Yahoo’s announcement today that it is being hit with a $2.7 billion judgment related to a 2003 deal done through its Mexican subsidiary is yet another indication of the company’s splintered old strategies and its struggles to refocus. The deal, with Ideas Interactivas and Worldwide Directories, was to develop an offline print version of its online local business listings in Mexico which would have included maps, businesses and landmarks. What the company was thinking in 2003 getting into this deal is unclear now, but it’s a mistake that is costing them big.
In the short time Yahoo CEO, Marissa Mayer, has been at the helm she has announced company efforts to refocus and get better at doing fewer things. In hindsight, it may be easy to judge Yahoo’s decision to get into the deal in the first place. Especially in light of some of the trends in internet usage in Mexico. Forrester Research predicts that by 2016 internet penetration in Mexico will rise to 48%, compared with its current 38%. While Mexico’s internet adoption rate is lower than in the U.S. or Europe, certain segments are growing faster than others. Social networks are big and growing in Mexico with 90% of users signing on to one regularly.
Turning any organization around is generally not a quick process, but turning Yahoo around may have to be if Marissa Mayer is to keep her job. Being a CEO at a major company like Yahoo is much akin to being a head coach for a major sports team. It’s all about, “what have you done lately?” One bad year for a CEO, just like one bad season for a coach, can spell disaster for their careers and many a CEO has been given even less time to show results.
Mayer has showed decisiveness and resolve since taking over at Yahoo, even shutting down the company’s Korean unit recently. An offline print catalog in today’s internet environment may be viewed as nothing short of a harebrained idea, but let’s not forget how rapidly the internet is evolving and the fact that the deal in Mexico was initiated in 2003. Many second guess Yahoo’s initial plans to get into an offline business in Mexico. But, one thing that is not in dispute is that the $2.7 billion judgment is a big hit to the company, representing more than 10% of Yahoo’s total market capitalization.

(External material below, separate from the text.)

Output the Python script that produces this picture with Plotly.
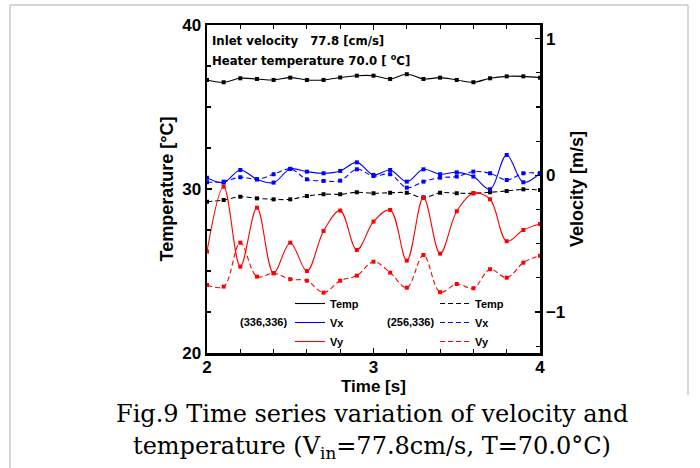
import plotly.graph_objects as go

# ---------------- data ----------------
time = [2.0, 2.1, 2.2, 2.3, 2.4, 2.5, 2.6, 2.7, 2.8, 2.9, 3.0,
        3.1, 3.2, 3.3, 3.4, 3.5, 3.6, 3.7, 3.8, 3.9, 4.0]

# point (336,336)
temp_336 = [36.65, 36.51, 36.75, 36.71, 36.65, 36.79, 36.65, 36.65, 36.80, 36.91, 36.91,
            36.71, 37.00, 36.71, 36.79, 36.65, 36.51, 36.75, 36.87, 36.87, 36.79]
vx_336 = [-0.017, -0.053, 0.039, -0.029, -0.053, 0.047, 0.027, 0.015, 0.032, 0.095, 0.003,
          0.039, -0.046, 0.044, 0.008, 0.022, -0.009, -0.102, 0.149, -0.051, 0.015]
vy_336 = [-0.558, -0.083, -0.668, -0.237, -0.716, -0.493, -0.700, -0.407, -0.258, -0.546, -0.339,
          -0.253, -0.624, -0.160, -0.573, -0.263, -0.131, -0.175, -0.482, -0.400, -0.356]

# point (256,336)
temp_256 = [29.23, 29.33, 29.53, 29.43, 29.37, 29.37, 29.57, 29.68, 29.68, 29.80, 29.74,
            29.77, 29.77, 29.47, 29.77, 29.74, 29.74, 29.80, 29.88, 29.98, 29.94]
vx_256 = [-0.051, -0.046, -0.014, -0.029, 0.008, 0.047, -0.029, -0.041, -0.039, 0.044, -0.005,
          0.008, -0.090, -0.046, -0.017, -0.009, 0.027, 0.015, -0.034, 0.015, 0.015]
vy_256 = [-0.802, -0.814, -0.493, -0.741, -0.716, -0.760, -0.771, -0.858, -0.771, -0.734, -0.632,
          -0.712, -0.822, -0.583, -0.855, -0.795, -0.826, -0.687, -0.749, -0.639, -0.588]

series = [
    ("Temp", temp_336, "y", "black", "solid", "legend"),
    ("Temp", temp_256, "y", "black", "dash", "legend2"),
    ("Vx", vx_336, "y2", "#0000ff", "solid", "legend"),
    ("Vx", vx_256, "y2", "#0000ff", "dash", "legend2"),
    ("Vy", vy_336, "y2", "#ff0000", "solid", "legend"),
    ("Vy", vy_256, "y2", "#ff0000", "dash", "legend2"),
]

# ---------------- layout geometry ----------------
W, H = 700, 468
L, R, T, B = 207, 540, 25, 353
PW, PH = R - L, B - T


def px(xp):
    return (xp - L) / PW


def py(yp):
    return (B - yp) / PH


SANS = "Liberation Sans, Arial, sans-serif"
NARROW = "Liberation Sans Narrow, DejaVu Sans Condensed, Liberation Sans, sans-serif"
SERIF = "DejaVu Serif, Liberation Serif, serif"

fig = go.Figure()

for name, vals, yax, color, dash, leg in series:
    dsh = "solid" if dash == "solid" else "5px,3px"
    fig.add_trace(go.Scatter(
        x=time, y=vals, yaxis=yax, mode="lines", name=name, legend=leg,
        line=dict(color=color, width=1.1, shape="spline", smoothing=1, dash=dsh),
        showlegend=True, hoverinfo="skip"))
    fig.add_trace(go.Scatter(
        x=time, y=vals, yaxis=yax, mode="markers", showlegend=False, hoverinfo="skip",
        marker=dict(symbol="square", size=4, color=color, line=dict(width=0))))

axis_common = dict(
    showgrid=False, zeroline=False, showline=True, linecolor="black", linewidth=2.5,
    ticks="inside", ticklen=5, tickwidth=1.5, tickcolor="black",
    tickfont=dict(family=SANS, size=17, color="black", weight="bold"),
)

fig.update_layout(
    width=W, height=H,
    margin=dict(l=L, r=W - R, t=T, b=H - B, pad=0),
    paper_bgcolor="white", plot_bgcolor="white",
    xaxis=dict(range=[2, 4], tickvals=[2, 3, 4], mirror="ticks", ticklabelstandoff=-3,
               minor=dict(dtick=0.2, ticks="inside", ticklen=4, tickwidth=1.2, tickcolor="black"),
               **axis_common),
    yaxis=dict(range=[20, 40], tickvals=[20, 30, 40],
               minor=dict(dtick=2.5, ticks="inside", ticklen=4, tickwidth=1.2, tickcolor="black"),
               title=dict(text="Temperature [°C]", font=dict(family=SANS, size=18, color="black", weight="bold"),
                          standoff=4),
               **axis_common),
    yaxis2=dict(range=[-1.3, 1.1], tickvals=[-1, 0, 1], overlaying="y", side="right",
                minor=dict(dtick=0.25, tick0=0, ticks="inside", ticklen=4, tickwidth=1.2, tickcolor="black"),
                title=dict(text="Velocity [m/s]", font=dict(family=SANS, size=18, color="black", weight="bold"),
                           standoff=6),
                **axis_common),
    legend=dict(x=px(290), y=py(289), xanchor="left", yanchor="top",
                bgcolor="rgba(0,0,0,0)", borderwidth=0, itemwidth=30, tracegroupgap=0,
                font=dict(family=SANS, size=11, color="black", weight="bold")),
    legend2=dict(x=px(435), y=py(289), xanchor="left", yanchor="top",
                 bgcolor="rgba(0,0,0,0)", borderwidth=0, itemwidth=30, tracegroupgap=0,
                 font=dict(family=SANS, size=11, color="black", weight="bold")),
    showlegend=True,
    hovermode=False,
)

# x-axis title placed as an annotation so it sits tight under the tick labels
fig.add_annotation(x=0.5, y=py(386), xref="paper", yref="paper", xanchor="center", yanchor="middle",
                   text="Time [s]", showarrow=False,
                   font=dict(family=SANS, size=17, color="black", weight="bold"))

ann_font = dict(family=NARROW, size=13, color="black", weight="bold")
fig.add_annotation(x=px(210), y=py(40), xref="paper", yref="paper", xanchor="left", yanchor="middle",
                   text="Inlet velocity\u00a0\u00a0\u00a077.8 [cm/s]", showarrow=False, font=ann_font)
fig.add_annotation(x=px(210), y=py(60), xref="paper", yref="paper", xanchor="left", yanchor="middle",
                   text="Heater temperature 70.0 [ <sup>o</sup>C]", showarrow=False, font=ann_font)

lab_font = dict(family=SANS, size=11, color="black", weight="bold")
fig.add_annotation(x=px(263), y=py(322), xref="paper", yref="paper", xanchor="center", yanchor="middle",
                   text="(336,336)", showarrow=False, font=lab_font)
fig.add_annotation(x=px(410), y=py(322), xref="paper", yref="paper", xanchor="center", yanchor="middle",
                   text="(256,336)", showarrow=False, font=lab_font)

cap_font = dict(family=SERIF, size=24, color="black")
fig.add_annotation(x=px(372), y=py(414), xref="paper", yref="paper", xanchor="center", yanchor="middle",
                   text="Fig.9 Time series variation of velocity and", showarrow=False, font=cap_font)
fig.add_annotation(x=px(372), y=py(447), xref="paper", yref="paper", xanchor="center", yanchor="middle",
                   text="temperature (V<sub>in</sub>=77.8cm/s, T=70.0°C)", showarrow=False, font=cap_font)

# light page frame around the figure
frame = dict(color="#c8c8c8", width=1.5)
fig.add_shape(type="line", xref="paper", yref="paper", x0=px(10), x1=px(10), y0=py(5), y1=py(468), line=frame)
fig.add_shape(type="line", xref="paper", yref="paper", x0=px(10), x1=px(688), y0=py(5), y1=py(5), line=frame)
fig.add_shape(type="line", xref="paper", yref="paper", x0=px(688), x1=px(688), y0=py(5), y1=py(395), line=frame)

fig.write_html("out.html", config={"displayModeBar": False, "staticPlot": True},
               post_script="document.body.style.margin='0';document.body.style.padding='0';")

Going forward, how Yahoo responds to this debacle in Mexico will go far in determining how the market treats the company’s stock, as well as the company’s overall financial health. They’re big fish in a big pond and their competitors will certainly be more than happy to take advantage of any weakness Yahoo shows in how it deals with this latest development. Marissa Mayer came to Yahoo with a strong pedigree, having been a top executive at Google after thirteen years with the company working her way up the ranks. Her unique combination of technical engineering knowledge and business acumen may be what Yahoo needs to steer it down the road to future success. But, only time will tell how Yahoo will rebound from this latest setback.